The Mises Institute takes a look at governments that waded through citizenry like a combine harvesting wheat. (Nino)  Taking away the guns was always a top priority. Unarmed people can fight back, but not very effectively. The original Liberator was made by the US in WWII and dropped over occupied territory in hopes of arming the citizens. (FP-45 Liberator)  The new Liberator is an attempt to completely thwart gun control efforts by putting the entire manufacturing process into the hands of the average citizen. Since the plans for this gun debuted, other 3-D printed gun plans were created. (Greenberg)

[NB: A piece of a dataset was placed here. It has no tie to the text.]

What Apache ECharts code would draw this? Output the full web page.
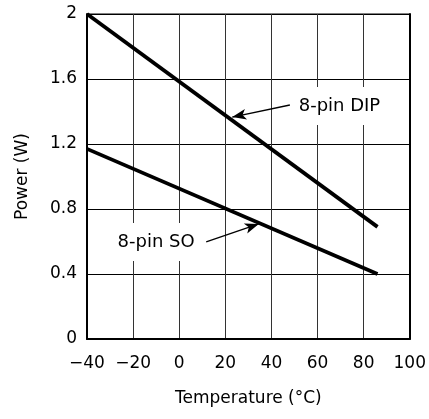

In more than 200 years of independent existence, the US has only been invaded with any significance once, the War of 1812. (American Battlefield Trust)  Other incursions, with Mexico responsible for most of them, were limited in scope and effort and accomplished little. The Japanese bombing of Pearl Harbor can be considered an invasion. The Land of the Rising Sun did occupy some US territories in the Pacific. Japan’s Admiral Isoroku Yamamoto probably never said it, but the apocryphal WWII quote is still accurate. The statement is, "You cannot invade mainland United States. There would be a rifle behind each blade of grass." The 2nd Amendment of the Constitution guarantees that. Those who say the US cannot be invaded ignore the realities of 9-11 terrorist attacks. 

Best-selling author Larry Corriea says in the excellent essay "A Handy Guide For Liberals Who Are Suddenly Interested in Gun Ownership", "Having just gone through a war against a tyrannical government, the Founders understood that governments can go bad, so they made sure to note our God-given right (or we’ll say naturally occurring right since a bunch of you are atheists) to keep and bear arms in order to defend ourselves. The 2nd Amendment isn’t about hunting or 'sporting purposes', it’s about having weapons that you can fight with. As an added bonus, being able to protect yourself from a tyrannical government means that you’re a lot better equipped to deal with any common criminal who decides to hurt you." (CorreiA45)

Guns freed the United States. Guns have kept it free over the past 244 years. If necessary, guns will continue to keep the nation free. The 2nd Amendment of the Constitution is necessary.